My weight has also taken a hit with this latest episode. I had lost a tremendous 50 lbs last year, only to gain 13 of it back. With the depression and anxiety, I feel and find myself hiding from people, so going to the gym gives me panic attacks. You'd think with the beautiful fall like weather we've had this summer I'd be all over the trails, but I fear running into other people. I feel like they are judging me by my girth, and not by the fact that I'm out taking care of myself.
I need to break out of this cycle. I made an action plan for while I'm on leave, and I've yet to meet the fitness goals I've placed on that plan and it has been 5 days since I started it. I guess I should be happy that the housework that I had made a goal is getting done, but sleeping until 2pm in the afternoon after going to bed at 8:30/9:30 isn't cutting it.
I only have a couple of weeks to shake this feeling before the next 5% challenge begins. I can't let my Teddy Bear compadres down and as the challenge leader, I need to put up good fitness minutes and LTGL points, too. It is my goal to lose that 5% and be back under 200 again. With 12 weeks off, and 2 lbs a week, I want to be down 24 lbs by the time I go back to work. I think I can do it. I just need to get over this anxiety and get my butt in gear.
With that, prayers are much appreciated during this time.
Friday, May 30, 2014
Today is the last day of the 2014 Spring 5% Challenge, and while I had some successes, I am ending it right where I started weight wise. It is amazing that I have even been able to maintain considering the trials that I've been through this time around with Kyle's accident and subsequent passing, and then my cancer diagnosis.
The thing that I think is the greatest aspect of these 5% Challenges is the camaraderie of the teams. Everyone comes together and helps encourage each other throughout each challenge. If you are looking for a kick-start or a boost to your weight loss journey, then I highly recommend joining us for the 2014 Summer 5% Challenge.
Thursday, May 29, 2014
I swear! The scale hates me!!!! I've been within calories...getting steps in and still...the scale goes up! What is up with that? Is it stress? I am leaving for Vegas on Saturday morning, maybe that is it.

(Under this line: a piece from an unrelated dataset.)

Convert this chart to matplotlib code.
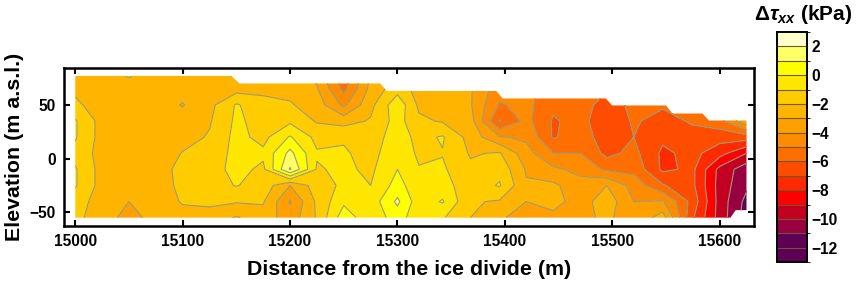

On the Vegas front, I'm not and I am looking forward to it. One one hand, it is for work and I will be in conferences all day. On the other, it is Vegas and I'm going to get to do some fun things. And work is paying for it. Breakfast and Lunch are provided most days there, but dinner can be super expensive.
A plus is all of the walking I'll be getting in. I know people joke about taking a taxi from Caesar's Palace to the Belagio (they are next to each other), but those places are HUGE!!!! I still plan on walking it rather than taking a taxi!!!
Wednesday, May 28, 2014
For those of you who don't know, I had surgery on my shoulder last Thursday to remove a pretty substantial chunk of cancerous tissue. With that, I've been put on restrictions from doing much of anything for a month that involves the upper body. With that, I have 2 dogs...let's just say...they shed. So, when the church called and asked if I needed anything (they asked) I said "I need someone to vacuum". Very short. Very blunt. And to the point.

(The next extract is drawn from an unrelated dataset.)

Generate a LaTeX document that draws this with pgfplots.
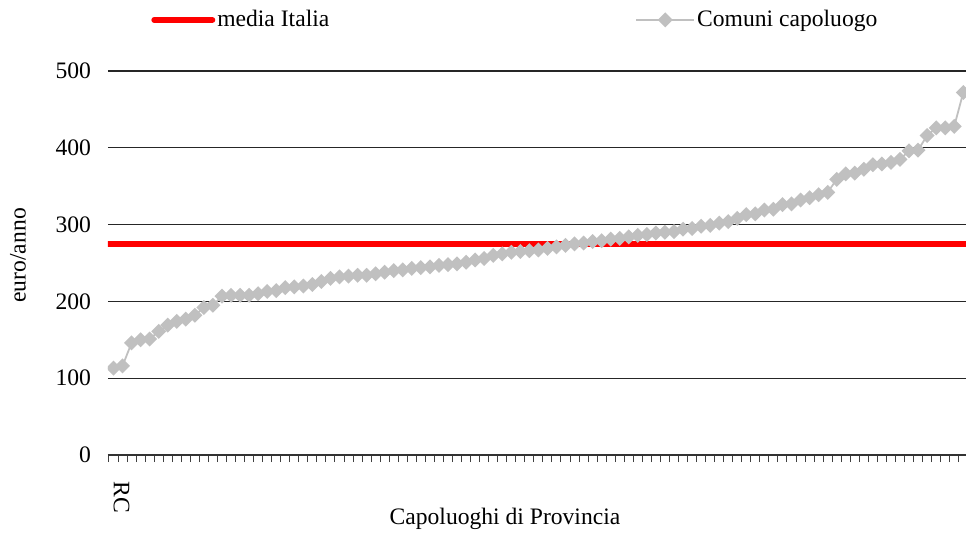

She laughed off my response and advised me that is what my Bible study is for. What? I love these gals, but I'm afraid of asking any of them to do something like that for me. Yet, if they would ask, I would do anything to help them out!
So, after prodding from the church, I asked my Bible study to help me out. Two women came to my home tonight, emptied my dishwasher, vacuumed my home, cleared my gutters and planted some flowers for me. I felt so bad about these requests, but they did them for me anyway. And one gal is going to come by tomorrow to take my trash down to the curb for me. Wow...what a group of women!!!! I feel so blessed.